Muhyuddin Andavar Mosque, Thiruppanandal, Thanjavur
Muhyuddin Andavar Mosque is the only congregational mosque in the town of Thiruppanandal in Thanjavur district of Tamilnadu, India. It is administered according to the Sunni-Hanafi school of jurisprudence. It is part of a complex that houses a mausoleum, a cemetery, and a number of shops that are rented out to generate income for the running of the mosque.
When Mastan Sahib Waliyullah was alive, a Hindu man and his two barren wives came to visit him to solicit his blessings to conceive children. It was the practice of the Sheikh to keep a vessel in which he stored all gifts and offerings of food. He scooped two handfuls of the mixture from the vessel and handed one each to the women to eat.
The family then left the presence of the Sheikh. On their way back, the elder lady ate every morsel of the food with reverence. The younger lady was repulsed by the look of the food and so threw it into the canal.

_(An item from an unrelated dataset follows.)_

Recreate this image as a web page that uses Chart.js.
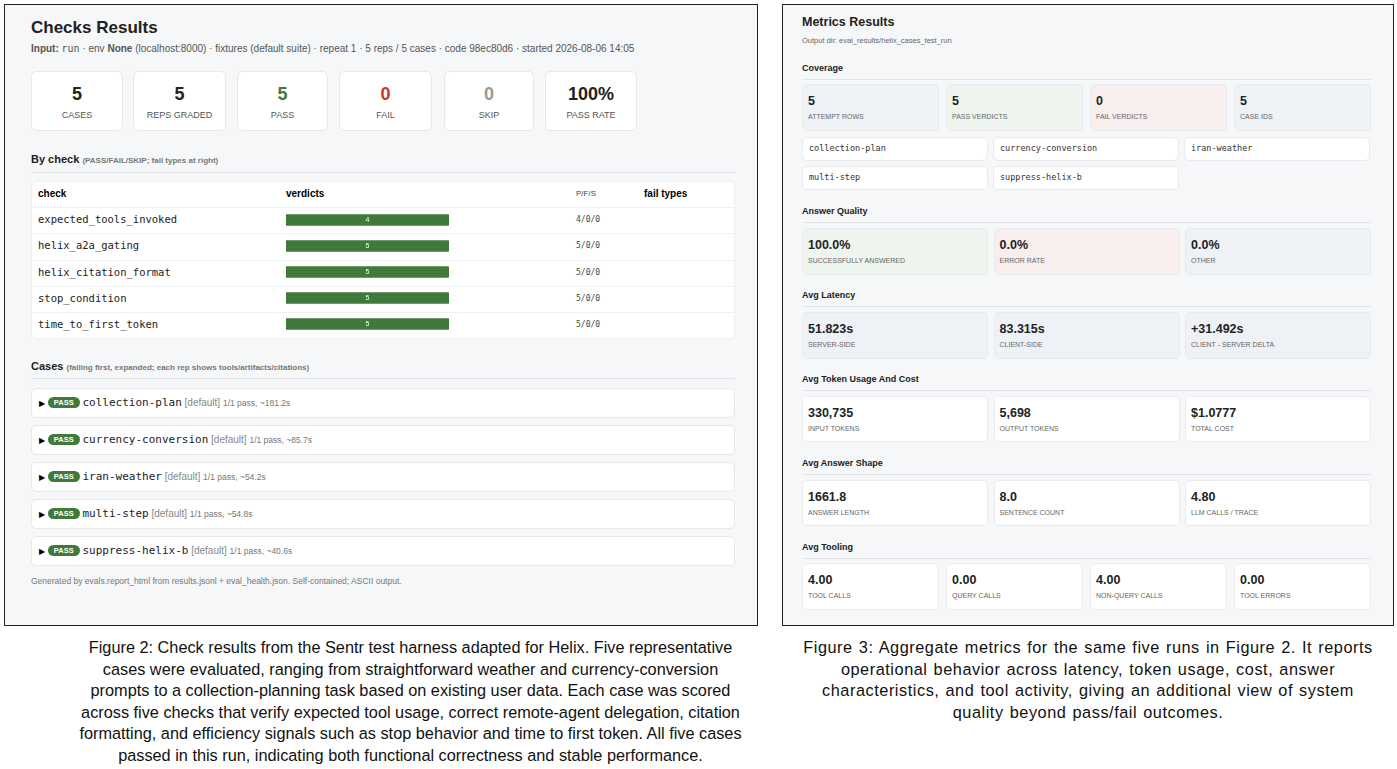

About a year later, the family returned to meet the Sheikh. The elder lady, whose face was beaming and in whose hands was a child, thanked the Sheikh profusely. The younger lady looked all solemn. The Hindu man asked the Sheikh, 'you gave both of them the concoction. Why did she (pointing to the younger wife) not conceive?' The Sheikh replied, 'Her child has been washed away by the canal.'
In the early 80's, the old Mosque was torn down and re-built in the current form. The inauguration of the new mosque was held on Friday, the 3rd of February, 1989.
The mosque follows the architecture of South Indian mosques that were built or re-built in the 20th century with some notable exceptions. Externally, the mosque is fronted by two minarets. Curiously there is no dome. To the right is the traditional pool used for Wudu and a side entrance to the graveyard.
Internally, the mosque is two storeys high. The ground floor houses the inner prayer hall where the Congregational prayers are performed. It is surrounded by a cloister and an outer prayer hall where town meetings, religious discourses, wedding ceremonies, and dhikr gatherings are held.
Another unique aspect of the mosque is the absence of a physical Minbar or pulpit. Instead, there is a hidden passageway from the Mihrab or prayer niche that leads to a balcony that extends out. The Khatib or prayer leader delivers the Khutba or sermon from here.
At the entrance of the mosque complex is the mausoleum of a celebrated Faqir, Sheikh Abdur Rahman Baksh. His Urs or anniversary is celebrated with pomp and fanfare on the Islamic calendar date of 22 Rabi al-Awwal.
His resting abode is taken as a source of immense blessings and where mercy descends in abundance. Both Muslims and non-Muslims make vows at his grave for conceiving children, success in business, education, and other worldly needs.
During the re-development of the mosque in the 80's, plans were drawn to build a structure over the grave that linked to the adjacent Madrasa buildings. It came to a halt when a pious elder of the town had a dream in which Abdur Rahman Baksh admonished the villagers against building over his grave.
Annual Mawlid Competition
Between 1998 and 2001, the mosque hosted an annual Mawlid Recital Competition. It was held in the last weekend of the month of May to coincide with the school holidays.
The competition drew young participants from neighbouring towns and villages who would recite the text known as "Subhana Mawlid" - a reverential text on the birth, life, and miracles of Prophet Muhammad. Prominent Tamil scholars were invited to deliver lectures.